Era ver el mundo nuevo de las cosas materiales, inexistentes en nuestra vida diaria: los autos, las computadoras de último modelo, las camas de agua. Las cosas que se pueden ver en cualquier centro comercial, pero que en aquellos momentos no existían en nuestro país. Un viaje por el espacio exterior, alucinante, de chicas contratadas para la publicidad, mujeres de otro mundo parecían, obras de una estética casual o simplemente más altas que la generalidad de nuestras compañeras.

Vivíamos la universidad más allá del estudio. Las clases se antojaban por esos días en algo rutinario, subjetivo. Lo de verdad importante era la fiesta, el sexo y la hermandad. Tal vez convertirme en escritor tuvo algo que ver con la síntesis de no encontrar cabida en las leyes del claustro, quizá no: acaso ya lo era antes de estar allí. Como sea, lo agradezco desde mi humildad de no graduado.

Allá quedaron las tardes en la Playita de dieciséis; los tickets falsificados para comprar pizzas al por mayor; las noches en la discoteca del Comodoro; aquella chica del cuarto de enfrente atrapada en la disyuntiva de ser fanática a Joaquín Sabina y amiga de Dulce María Loynaz, que una vez invité al teatro, a ver Don Quijote, interpretado por el Ballet Nacional de Cuba, y terminó complacida de mi firme propósito de darlo todo por quitarle la ropa, dar incluso una renuncia a mi cultura campesina, pues jamás había visto un ballet.

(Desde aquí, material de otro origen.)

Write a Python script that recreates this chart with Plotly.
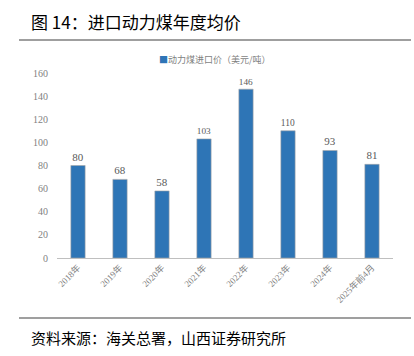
import plotly.graph_objects as go

categories = ["2018年", "2019年", "2020年", "2021年", "2022年", "2023年", "2024年", "2025年前4月"]
values = [80, 68, 58, 103, 146, 110, 93, 81]
series_name = "动力煤进口价（美元/吨）"
title_text = "图 14：进口动力煤年度均价"
source_text = "资料来源：海关总署，山西证券研究所"

W, H = 414, 356
L, R, T, B = 57, 393, 73, 258
BAR_COLOR = "#2E75B6"

def px(x):
    return (x - L) / (R - L)

def py(y):
    return (B - y) / (B - T)

fig = go.Figure()
fig.add_trace(go.Bar(
    x=categories, y=values, name=series_name,
    marker=dict(color=BAR_COLOR, line=dict(color="#A6A6A6", width=0.6)),
    text=[str(v) for v in values], textposition="outside",
    textfont=dict(family="Liberation Serif, serif", size=11, color="#595959"),
    cliponaxis=False,
))

fig.update_layout(
    width=W, height=H,
    margin=dict(l=L, r=W - R, t=T, b=H - B, autoexpand=False),
    paper_bgcolor="white", plot_bgcolor="white",
    bargap=0.66,
    showlegend=False,
    xaxis=dict(showline=True, linecolor="#BFBFBF", linewidth=1, ticks="", automargin=False,
               tickangle=-45, tickfont=dict(family="Liberation Serif, Noto Sans CJK SC", size=9, color="#7F7F7F"),
               showgrid=False, zeroline=False),
    yaxis=dict(range=[0, 160], dtick=20, showgrid=False, zeroline=False, showline=False, automargin=False,
               tickfont=dict(family="Liberation Serif, serif", size=10, color="#7F7F7F"),
               ticks="", ticklabelstandoff=8),
    font=dict(family="Noto Sans CJK SC"),
)

fig.add_annotation(text="<span style='color:%s'>■</span>%s" % (BAR_COLOR, series_name),
                   xref="paper", yref="paper", x=px(215), y=py(59),
                   xanchor="center", yanchor="middle", showarrow=False,
                   font=dict(family="Noto Sans CJK SC", size=9, color="#7F7F7F"))
fig.add_annotation(text=title_text, xref="paper", yref="paper", x=px(29), y=py(22),
                   xanchor="left", yanchor="middle", showarrow=False,
                   font=dict(family="Noto Sans CJK SC", size=17, color="#000000"))
fig.add_annotation(text=source_text, xref="paper", yref="paper", x=px(29), y=py(337),
                   xanchor="left", yanchor="middle", showarrow=False,
                   font=dict(family="Noto Sans CJK SC", size=15, color="#000000"))
for yy in (40, 318):
    fig.add_shape(type="line", xref="paper", yref="paper", x0=px(19), x1=px(411),
                  y0=py(yy), y1=py(yy), line=dict(color="#404040", width=1.2))

fig.write_html("out.html", config={"displayModeBar": False},
               post_script="document.body.style.margin='0';document.body.style.overflow='hidden';")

Quedó la cama; el secreto; las chicas, locas, que me dieron albergue los tres años que pasé de ilegal en la beca después que me echaron de la universidad; queda hoy el agradecimiento a la sabiduría de ellas, pues nunca se acostaron conmigo, no porque hubiera una relación fraternal inviolable sino porque no era su tipo.

Sabiduría que me llevó a buscar en otros pisos y otros cuartos o me puso de madrugada en el malecón. Recuerdo los saharauis que una vez nos invadieron el cuarto con sus alfombras, el té y para pequeños obsequios un saco de arena del Sahara. Oírlos cuchichear en su lengua exótica que acentuaba mi borrachera, la ceremonia del té, los rezos, y sentir, entrada la noche, cómo uno de ellos me despierta porque: todo no va a ser rigor en la vida, loas y prohibiciones, y me dice en perfecto español: Vamos, socio, vamos al malecón que yo también necesito un trago.  

La Feria era el pináculo de aquellos tiempos, el evento esperado por quienes no teníamos diez dólares para pagar la entrada, pero sí buenas piernas para salvar el muro y ningún complejo de beber agua con azúcar frente a los que empuñaban bebidas exóticas.

Éramos fuertes y la Feria un mundo de glamour y dulces y revistas para llevar. Era llenarse las manos y los bolsillos de muestras de productos que muchas veces ni sospechábamos sus usos. Era participar en los concursos de quién se come más rápido una Burger King gigante, quién es capaz de repetir la historia de cierta marca, de cierta empresa.

Los concursos organizados por las empresas confiteras, y mis amigos, de vista impecable para ver desde el balcón los resultados escritos en el papel de los animadores: toda una red que pasaba la información desde el balcón a la escalera, al pasillo y a mí, situado entre la multitud que intentaba responder las preguntas, tan ajenas a un estudiante de ciencias, como puede ser la forma de confeccionar un dulce específico o nombrar diez tipos de panes; hasta que logramos el pastel achocolatado del gran premio.

Comer las puntas de los panes que los camareros, al hacer sándwiches, desechaban en una caja de cartón; beber el agua con azúcar que habíamos llevado. En fin, éramos tan universitarios como se podía ser en tiempos de crisis, con aspiraciones secretas y quién sabe qué idea, qué visión de sí mismos, para hoy. Sin saber que todo aquello tan real en ese momento era parte de un sueño que guarda más relación con la edad que con nuestra individualidad.

Pintura que representa la muerte de Sócrates
Momento en el que el filósofo Sócrates está apunto de beber la cicuta.

Si cumplías año y llevabas a mano algún documento que lo acreditara, podías aspirar a una cerveza sólo así, pues eran muy caras. Allí no se desarrollaba un formal encuentro de comerciantes, sino que el mundo era una Feria amable y sensual. Una cerveza no emborracha, pero a veces te produce una sutil resaca que dura toda la vida.

Si bebes mucho, una tarde sientes la necesidad irrevocable de seguir haciéndolo. Igual que el estudio. Los sofistas predicaban los conocimientos para infundir vista a los ojos ciegos, pero se necesita caminar de cuerpo hacia la luz. Algunos lo hacen, y cuando vuelven a la caverna, por lo menos saben que la piedra fría no es la mejor opción.